Lee is talking to Kung, a widow with two grown boys. A retired X-ray technician, she's now studying massage. "She may start up the first Thai massage parlor in the U.S.," Lee says with a wink, as the two hold hands.
Greg shows a young woman his album, complete with pictures of his trip to Gatlinburg, Tennessee. He asks if she's heard of Dolly Parton. He points to a photo and tries to explain the humor of finding bears digging through a restaurant dumpster.
The girl smiles and nods.
Greg quickly moves on to Aoy, a 31-year-old nurse technician with a young son. Greg would prefer a woman without a child, but Richard thinks Greg and Aoy are a match. Aoy has reasonably good English skills and she's ambitious, wants to go back to school to become a full-fledged nurse. "I might consider that as an option," Greg says.
Bobby sits back in amazement, watching the progress of his fellow tourists. "Everyone becomes instant players on this trip," Bobby says. "That's why the women in Bangkok say 'No Udon.'"
Bobby starts talking to Aoy's sister, 29-year-old Aom. She's never been married and has no children, although she's been cheated on. "Thai man very butterfly," she says. Aom speaks good English, which she learned on the Internet and at work. She quit her last job to get a master's degree in marketing and isn't working right now. She could find a job in Bangkok but wants to stay close to her family in Udon Thani -- although she's ready to move if she meets the right man.
"I like USA, big country," Aom says. She'd like to see snow, and Bobby says Colorado is perfect for that.
Bobby and Aom, Greg and Aoy, Lee and Kung, and Ben and Boom have dinner.
As if Seow had never said anything to him, Lee lets his date order a steak.
Bobby's trying to move slow with Aom. Greg is still considering Aoy. Lee is quickly falling for Kung. And Ben, who seems to have forgotten all about Joy, is discussing a possible future with Boom. "She agreed to come to America with me, and she's agreed to bring her son so we can be one family," Ben says later.

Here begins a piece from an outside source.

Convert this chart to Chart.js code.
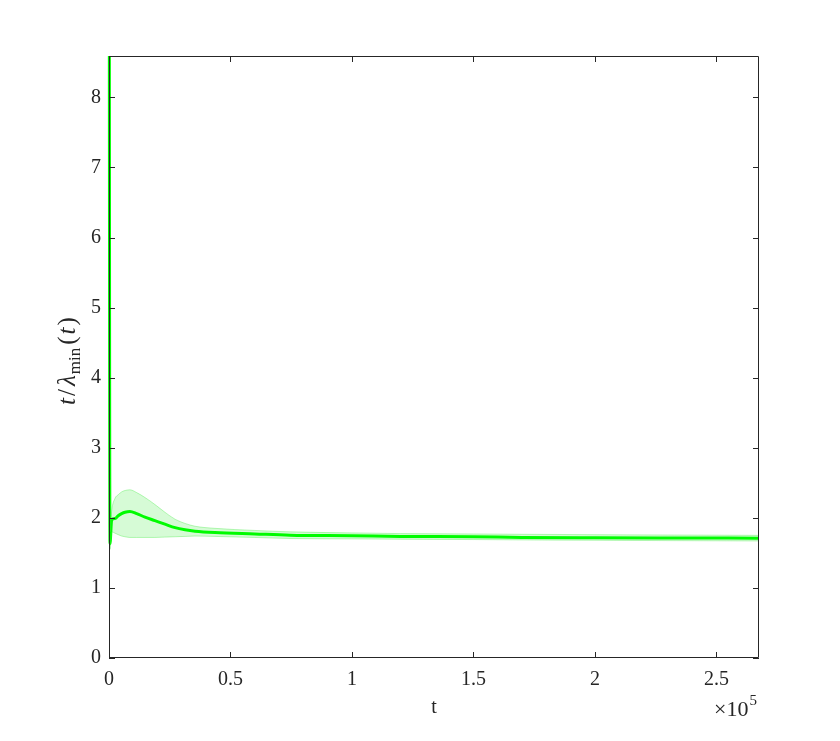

After dinner, Bobby and Aom and Greg and Aoy join Scooby for a trip to a club called Mambo. The club is empty at first except for the four-piece band and six backup dancers, who change costumes with every song. One of the male singers dresses in drag for one song; even in high heels, he's athletic enough to jump off the stage. For his next number, he changes into gangsta garb, sporting fake bling but still wearing blush as he covers Black Eyed Peas in English. The next song is a Dr. Dre cover with Thai lyrics.
All the men have fun, but this time it's Sammy's turn to wake up in the middle of the night. He asks himself what the hell he's doing.

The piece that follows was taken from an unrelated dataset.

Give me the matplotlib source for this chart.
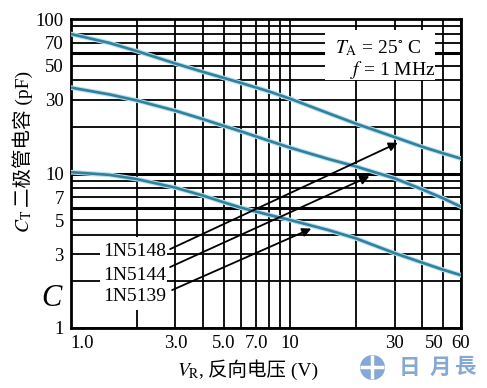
import numpy as np
import matplotlib.pyplot as plt
from matplotlib.patches import Rectangle
from matplotlib.lines import Line2D
from matplotlib.ticker import LogLocator, NullFormatter

plt.rcParams['font.family'] = ['Liberation Serif', 'Noto Sans CJK SC']
plt.rcParams['mathtext.fontset'] = 'stix'

# reverse voltage (V) and diode capacitance (pF)
vr = [1, 1.5, 2, 3, 4, 5, 6, 8, 10, 15, 20, 30, 40, 50, 60]
c_1n5148 = [80, 70, 62, 51.5, 45.5, 41.5, 38.5, 34, 30.5, 24.5, 21, 17.2, 14.9, 13.5, 12.5]
c_1n5144 = [36, 32.5, 29.7, 25.5, 22.5, 20.3, 18.7, 16.3, 14.7, 12.4, 11.1, 9.3, 7.9, 6.9, 6.1]
c_1n5139 = [10.2, 9.8, 9.2, 8.1, 7.2, 6.5, 6.0, 5.4, 5.0, 4.3, 3.8, 3.05, 2.65, 2.38, 2.2]

xticks = [1, 3, 5, 7, 10, 30, 50, 60]
xticklabels = ['1.0', '3.0', '5.0', '7.0', '10', '30', '50', '60']
yticks = [1, 3, 5, 7, 10, 30, 50, 70, 100]
yticklabels = ['1', '3', '5', '7', '10', '30', '50', '70', '100']

names = ['1N5148', '1N5144', '1N5139']
name_y = [3.15, 2.2, 1.59]
arrow_from = [(2.84, 3.24), (2.84, 2.48), (2.9, 1.76)]
arrow_to = [(31, 15.8), (23, 9.6), (12.5, 4.4)]

fig = plt.figure(figsize=(4.87, 3.88), dpi=100)
ax = fig.add_axes([70.7 / 487, 60 / 388, 390 / 487, 309 / 388])
ax.set_xscale('log')
ax.set_yscale('log')
ax.set_xlim(1, 60)
ax.set_ylim(1, 100)

ax.set_xticks(xticks, xticklabels)
ax.set_yticks(yticks, yticklabels)
ax.xaxis.set_minor_locator(LogLocator(base=10, subs=np.arange(2, 10)))
ax.yaxis.set_minor_locator(LogLocator(base=10, subs=np.arange(2, 10)))
ax.xaxis.set_minor_formatter(NullFormatter())
ax.yaxis.set_minor_formatter(NullFormatter())
ax.tick_params(which='both', length=0, labelsize=13.5)
ax.tick_params(axis='x', pad=5)
ax.tick_params(axis='y', pad=5)
xl = ax.get_xticklabels()
xl[0].set_horizontalalignment('left')
xl[6].set_horizontalalignment('right')

ax.set_axisbelow(True)
ax.grid(which='both', color='black', lw=1.3)
for yv in [6, 10, 60]:
    ax.axhline(yv, color='black', lw=2.2, zorder=0.6)
for s in ax.spines.values():
    s.set_linewidth(2)

for c in [c_1n5148, c_1n5144, c_1n5139]:
    ax.plot(vr, c, color='#b3e2f2', lw=3.4, zorder=3, solid_joinstyle='round')
    ax.plot(vr, c, color='#347f9c', lw=1.9, zorder=4, solid_joinstyle='round')

# white patches where the grid is cut out
ax.add_patch(Rectangle((1.36, 1.31), 2.75 - 1.36, 3.88 - 1.31, fc='white', ec='none', zorder=1))
ax.add_patch(Rectangle((14.4, 40.3), 45.8 - 14.4, 85 - 40.3, fc='white', ec='none', zorder=1))

for n, y in zip(names, name_y):
    ax.text(2.72, y, n, ha='right', va='center', fontsize=14, zorder=5)
for a, b in zip(arrow_from, arrow_to):
    ax.annotate('', xy=b, xytext=a,
                arrowprops=dict(arrowstyle='-|>', color='black', lw=1.3,
                                mutation_scale=13, shrinkA=0, shrinkB=0), zorder=5)

ax.text(16, 65, r'$T_\mathrm{A}$ = 25$^{\circ}$ C', ha='left', va='center', fontsize=14, zorder=5)
ax.text(18.8, 46.9, r'$f$ = 1 MHz', ha='left', va='center', fontsize=14, zorder=5)

# axis titles: latin symbol and chinese part drawn as separate pieces
fig.text(29 / 487, 1 - 233 / 388, r'$C_\mathrm{T}$', rotation=90, rotation_mode='anchor',
         ha='left', va='baseline', fontsize=14)
fig.text(29 / 487, 1 - 207 / 388, '二极管电容 (pF)', rotation=90, rotation_mode='anchor',
         ha='left', va='baseline', fontsize=14)
fig.text(205 / 487, 1 - 376 / 388, r'$V_\mathrm{R}$,', ha='right', va='baseline', fontsize=14)
fig.text(208 / 487, 1 - 376 / 388, '反向电压 (V)', ha='left', va='baseline', fontsize=14)
fig.text(51 / 487, 1 - 298 / 388, 'C', ha='center', va='center', fontsize=22, style='italic')

# watermark
wm = '#86a8d4'
fig.add_artist(Line2D([372 / 487], [1 - 367 / 388], marker='o', markersize=17, color=wm,
                      transform=fig.transFigure))
fig.add_artist(Line2D([372 / 487], [1 - 367 / 388], marker='+', markersize=17, mew=2.5,
                      color='white', transform=fig.transFigure))
for ch, xp in zip('日月長', [409, 440, 466]):
    fig.text(xp / 487, 1 - 367 / 388, ch, ha='center', va='center', fontsize=15.5,
             fontweight='bold', color=wm, family=['Noto Sans CJK TC'])

fig.savefig('out.png', dpi=100)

"I don't need no nine-month-old baby and four-year-old," he says. "Viant is really nice and pretty, but no English would be a problem."
When Viant shows up for breakfast, Sammy breaks it off. That leaves him free to meet 35-year-old Yuvaree, a teacher and administrator at the elementary school where the men are going today to pass out gifts and clothes they brought from the States. The school is rural, but this countryside looks very different from the countryside where Sammy lives. It's lush and quiet, but dotted with palm trees and patches cleared for farming.
Sammy had picked Yuvaree off of Richard's website as his number-one choice. Yuvaree had helped a cousin translate her own profile, met Richard and helped him come up with a plan to donate gifts to the 145 students at the school, then wound up on the marriage tour herself.
Yuvaree grew up on a farm, 25 acres of rice fields that her father plows with ten water buffalo. Yuvaree's father worked hard to put her through college, and Yuvaree has dedicated her life to the school. She was married once. Her husband started drinking heavily and she heard around town that he was cheating, but he denied it for five years.
Then one day he came home and told Yuvaree that his girlfriend would be moving in with them, an acceptable Thai practice until recent generations.
When Yuvaree objected, he beat her.
In order to get a divorce in Thailand, the husband must agree. After Yuvaree accepted responsibility for the $25,000 debt they'd assumed to pay for land and a car, her husband agreed. But he kept the land, and the car, too. Yuvaree has been tutoring two students to help pay off the debt. Of her $300-a-month salary, $200 goes to the loan.